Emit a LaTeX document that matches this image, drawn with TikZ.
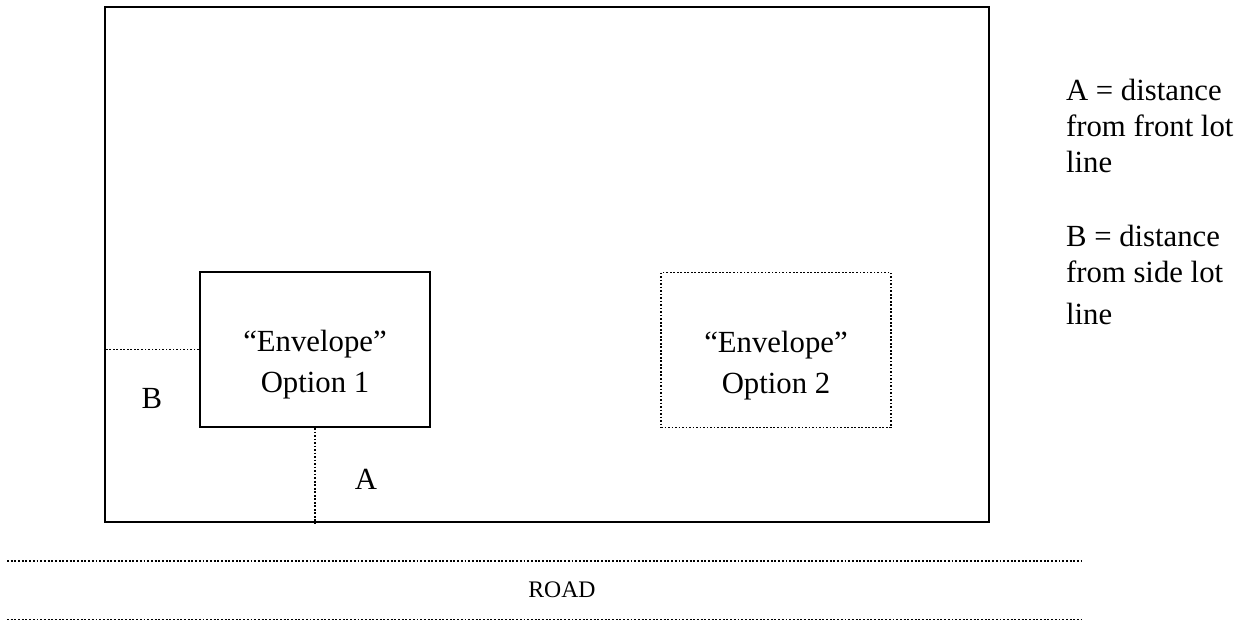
\documentclass[tikz,border=0pt]{standalone}
\usepackage{fontspec}
\setmainfont{Liberation Serif}
\usetikzlibrary{positioning}

\begin{document}
\begin{tikzpicture}[%
    x=0.02cm, y=-0.02cm,        % Work in pixels of the sketch, y going down
    line width=1.2pt,           % Heavy outlines
    font=\fontsize{17.5}{20}\selectfont,
    ]
% -------------------------------------------------
% A few styles
\tikzset{
  lotbox/.style={draw, rectangle, minimum width=17.68cm, minimum height=10.3cm},
  envbox/.style={draw, rectangle, minimum width=4.6cm, minimum height=3.1cm},
  envtext/.style={anchor=base, align=center, inner sep=0pt,
    font=\fontsize{17.5}{23.2}\selectfont},
  maybe/.style={densely dotted, line width=1pt},
  % Dimension lines and notes
  dim/.style={draw, densely dotted, line width=1pt},
  note/.style={anchor=base west, align=left, inner sep=0pt,
    font=\fontsize{17.5}{20.6}\selectfont},
  roadline/.style={draw, densely dotted, line width=1.1pt}
}
\useasboundingbox (0,0) rectangle (1254,621);
% -------------------------------------------------
% The lot and the two envelopes
\node [lotbox] (lot) at (547,264.5) {};
\node [envbox] (env1) at (315,349.5) {};
\node [envbox, maybe] (env2) at (776,350) {};
\node [envtext] (env1txt) at ([yshift=-24.6pt]env1.center) {“Envelope”\\Option 1};
\node [envtext] (env2txt) at ([yshift=-24.6pt]env2.center) {“Envelope”\\Option 2};

% Setback distances
\draw [dim] (env1.west) -- (env1.west -| lot.west);
\draw [dim] (env1.south) -- (env1.south |- lot.south);
\node (labB) at (152,398) {B};
\node (labA) at (366,479) {A};

% -------------------------------------------------
% The road
\coordinate (road1w) at (7,561);
\coordinate (road1e) at (1082,561);
\coordinate (road2w) at (7,619.5);
\coordinate (road2e) at (1082,619.5);
\draw [roadline] (road1w) -- (road1e);
\draw [roadline] (road2w) -- (road2e);
\node [font=\fontsize{13.5}{14}\selectfont] (road) at (562,590) {ROAD};

% Notes on the right (anchored at the last line)
\node [note] (noteA) at (1065,173) {A = distance\\from front lot\\line};
\node [note] (noteB) at (1065,325) {B = distance\\from side lot\\[3.4pt]line};
% -------------------------------------------------
\end{tikzpicture}
\end{document}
◆ ◆ ◆ ◆
**Direction:** Omit the pictures, and quote the material above exactly as given.

**Response to the task:**
Emit a LaTeX document that matches this image, drawn with TikZ.
\documentclass[tikz,border=0pt]{standalone}
\usepackage{fontspec}
\setmainfont{Liberation Serif}
\usetikzlibrary{positioning}

\begin{document}
\begin{tikzpicture}[%
    x=0.02cm, y=-0.02cm,        % Work in pixels of the sketch, y going down
    line width=1.2pt,           % Heavy outlines
    font=\fontsize{17.5}{20}\selectfont,
    ]
% -------------------------------------------------
% A few styles
\tikzset{
  lotbox/.style={draw, rectangle, minimum width=17.68cm, minimum height=10.3cm},
  envbox/.style={draw, rectangle, minimum width=4.6cm, minimum height=3.1cm},
  envtext/.style={anchor=base, align=center, inner sep=0pt,
    font=\fontsize{17.5}{23.2}\selectfont},
  maybe/.style={densely dotted, line width=1pt},
  % Dimension lines and notes
  dim/.style={draw, densely dotted, line width=1pt},
  note/.style={anchor=base west, align=left, inner sep=0pt,
    font=\fontsize{17.5}{20.6}\selectfont},
  roadline/.style={draw, densely dotted, line width=1.1pt}
}
\useasboundingbox (0,0) rectangle (1254,621);
% -------------------------------------------------
% The lot and the two envelopes
\node [lotbox] (lot) at (547,264.5) {};
\node [envbox] (env1) at (315,349.5) {};
\node [envbox, maybe] (env2) at (776,350) {};
\node [envtext] (env1txt) at ([yshift=-24.6pt]env1.center) {“Envelope”\\Option 1};
\node [envtext] (env2txt) at ([yshift=-24.6pt]env2.center) {“Envelope”\\Option 2};

% Setback distances
\draw [dim] (env1.west) -- (env1.west -| lot.west);
\draw [dim] (env1.south) -- (env1.south |- lot.south);
\node (labB) at (152,398) {B};
\node (labA) at (366,479) {A};

% -------------------------------------------------
% The road
\coordinate (road1w) at (7,561);
\coordinate (road1e) at (1082,561);
\coordinate (road2w) at (7,619.5);
\coordinate (road2e) at (1082,619.5);
\draw [roadline] (road1w) -- (road1e);
\draw [roadline] (road2w) -- (road2e);
\node [font=\fontsize{13.5}{14}\selectfont] (road) at (562,590) {ROAD};

% Notes on the right (anchored at the last line)
\node [note] (noteA) at (1065,173) {A = distance\\from front lot\\line};
\node [note] (noteB) at (1065,325) {B = distance\\from side lot\\[3.4pt]line};
% -------------------------------------------------
\end{tikzpicture}
\end{document}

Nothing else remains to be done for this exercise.